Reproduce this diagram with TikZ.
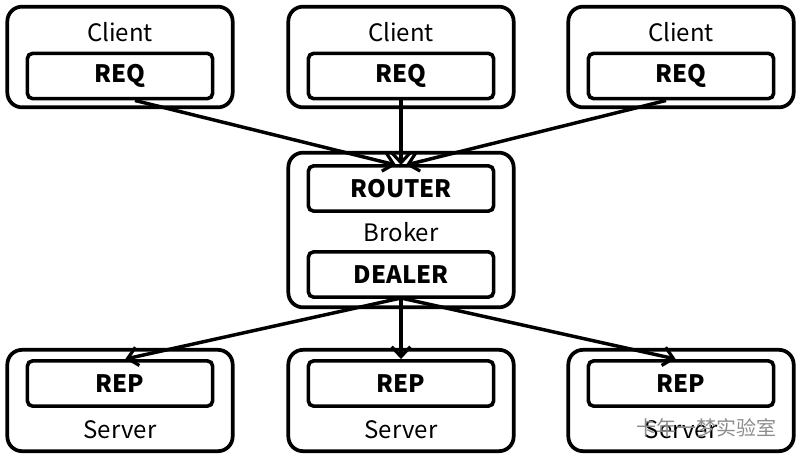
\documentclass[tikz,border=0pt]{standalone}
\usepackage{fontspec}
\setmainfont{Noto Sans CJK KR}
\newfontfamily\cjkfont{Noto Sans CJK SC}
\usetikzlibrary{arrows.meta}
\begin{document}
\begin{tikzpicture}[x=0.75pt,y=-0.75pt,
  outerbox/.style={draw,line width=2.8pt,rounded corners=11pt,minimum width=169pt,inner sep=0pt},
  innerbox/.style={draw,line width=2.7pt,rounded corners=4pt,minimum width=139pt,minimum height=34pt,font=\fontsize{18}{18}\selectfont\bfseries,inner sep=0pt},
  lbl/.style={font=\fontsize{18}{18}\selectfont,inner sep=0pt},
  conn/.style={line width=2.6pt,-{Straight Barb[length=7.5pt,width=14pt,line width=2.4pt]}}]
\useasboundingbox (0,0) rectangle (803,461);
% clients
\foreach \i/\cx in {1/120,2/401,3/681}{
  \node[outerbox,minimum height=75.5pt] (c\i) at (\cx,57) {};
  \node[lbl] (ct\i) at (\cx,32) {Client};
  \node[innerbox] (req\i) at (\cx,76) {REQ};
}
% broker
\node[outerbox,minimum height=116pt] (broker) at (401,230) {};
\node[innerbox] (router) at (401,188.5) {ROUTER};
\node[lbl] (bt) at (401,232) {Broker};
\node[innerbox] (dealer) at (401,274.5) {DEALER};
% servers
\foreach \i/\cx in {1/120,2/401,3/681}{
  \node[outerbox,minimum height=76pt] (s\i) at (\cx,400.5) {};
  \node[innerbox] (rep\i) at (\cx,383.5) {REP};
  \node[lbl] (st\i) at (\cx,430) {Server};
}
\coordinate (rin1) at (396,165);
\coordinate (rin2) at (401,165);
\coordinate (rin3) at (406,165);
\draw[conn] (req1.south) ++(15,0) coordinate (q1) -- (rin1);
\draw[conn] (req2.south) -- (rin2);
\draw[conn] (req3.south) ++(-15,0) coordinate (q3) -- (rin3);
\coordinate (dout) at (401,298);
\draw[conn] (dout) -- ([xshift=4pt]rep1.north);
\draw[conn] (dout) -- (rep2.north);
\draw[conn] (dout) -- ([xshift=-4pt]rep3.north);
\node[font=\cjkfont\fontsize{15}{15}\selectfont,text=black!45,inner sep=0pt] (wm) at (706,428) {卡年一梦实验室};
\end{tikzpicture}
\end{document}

══════

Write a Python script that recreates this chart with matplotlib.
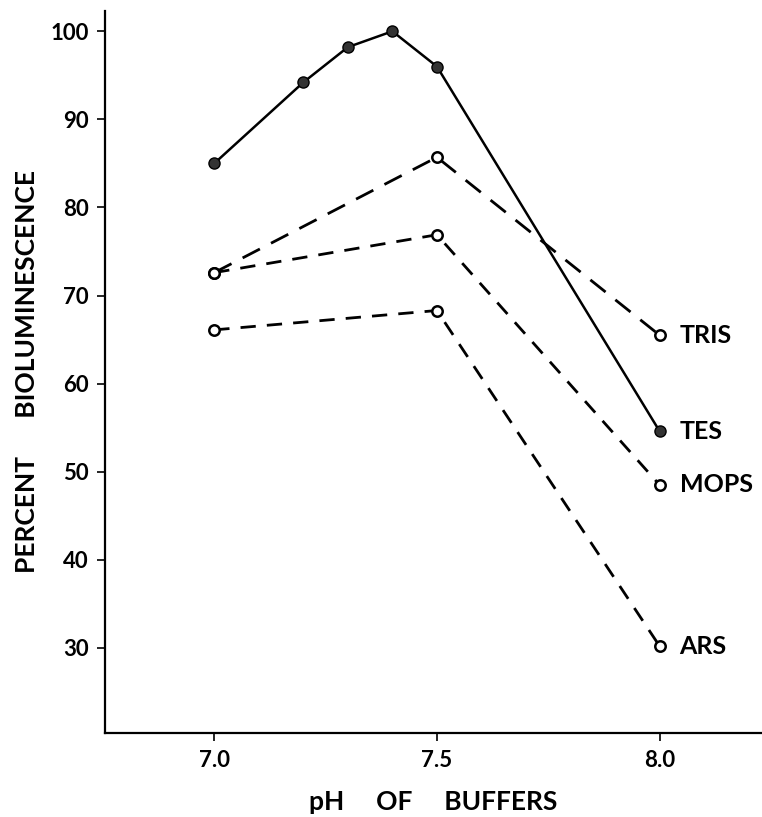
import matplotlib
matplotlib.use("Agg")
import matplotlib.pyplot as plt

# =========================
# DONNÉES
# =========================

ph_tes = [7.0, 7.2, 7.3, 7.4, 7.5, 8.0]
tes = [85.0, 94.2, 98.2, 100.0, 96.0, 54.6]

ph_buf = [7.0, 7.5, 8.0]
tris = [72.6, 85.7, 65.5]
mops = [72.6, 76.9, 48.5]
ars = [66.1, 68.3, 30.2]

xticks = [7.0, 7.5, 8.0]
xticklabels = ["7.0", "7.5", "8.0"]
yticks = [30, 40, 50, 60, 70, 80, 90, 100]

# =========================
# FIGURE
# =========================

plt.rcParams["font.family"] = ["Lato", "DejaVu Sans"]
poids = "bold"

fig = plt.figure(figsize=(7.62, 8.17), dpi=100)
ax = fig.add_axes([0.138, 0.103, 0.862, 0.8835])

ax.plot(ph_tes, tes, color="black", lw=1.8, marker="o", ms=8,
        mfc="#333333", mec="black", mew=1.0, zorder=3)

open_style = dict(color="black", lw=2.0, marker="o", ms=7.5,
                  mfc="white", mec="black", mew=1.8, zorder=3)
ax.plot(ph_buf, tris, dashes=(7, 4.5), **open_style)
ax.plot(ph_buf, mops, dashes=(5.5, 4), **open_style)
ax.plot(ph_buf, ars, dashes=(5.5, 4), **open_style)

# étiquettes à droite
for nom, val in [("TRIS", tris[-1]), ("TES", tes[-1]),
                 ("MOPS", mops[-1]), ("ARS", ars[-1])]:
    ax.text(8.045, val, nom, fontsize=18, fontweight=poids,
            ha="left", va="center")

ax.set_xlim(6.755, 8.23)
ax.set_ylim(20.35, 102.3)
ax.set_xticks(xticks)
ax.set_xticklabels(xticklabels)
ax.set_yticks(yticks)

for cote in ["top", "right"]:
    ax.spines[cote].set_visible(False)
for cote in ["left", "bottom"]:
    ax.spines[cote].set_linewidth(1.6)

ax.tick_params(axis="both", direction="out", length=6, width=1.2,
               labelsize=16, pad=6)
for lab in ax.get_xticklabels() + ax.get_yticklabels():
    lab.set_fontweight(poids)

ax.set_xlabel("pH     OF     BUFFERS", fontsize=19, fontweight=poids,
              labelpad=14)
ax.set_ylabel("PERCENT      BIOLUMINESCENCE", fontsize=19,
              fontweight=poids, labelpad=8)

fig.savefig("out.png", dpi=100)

══════

> Instruction
Copy all lines from the entries that contain the word "matplotlib".

> Task result
Write a Python script that recreates this chart with matplotlib.
import matplotlib
matplotlib.use("Agg")
import matplotlib.pyplot as plt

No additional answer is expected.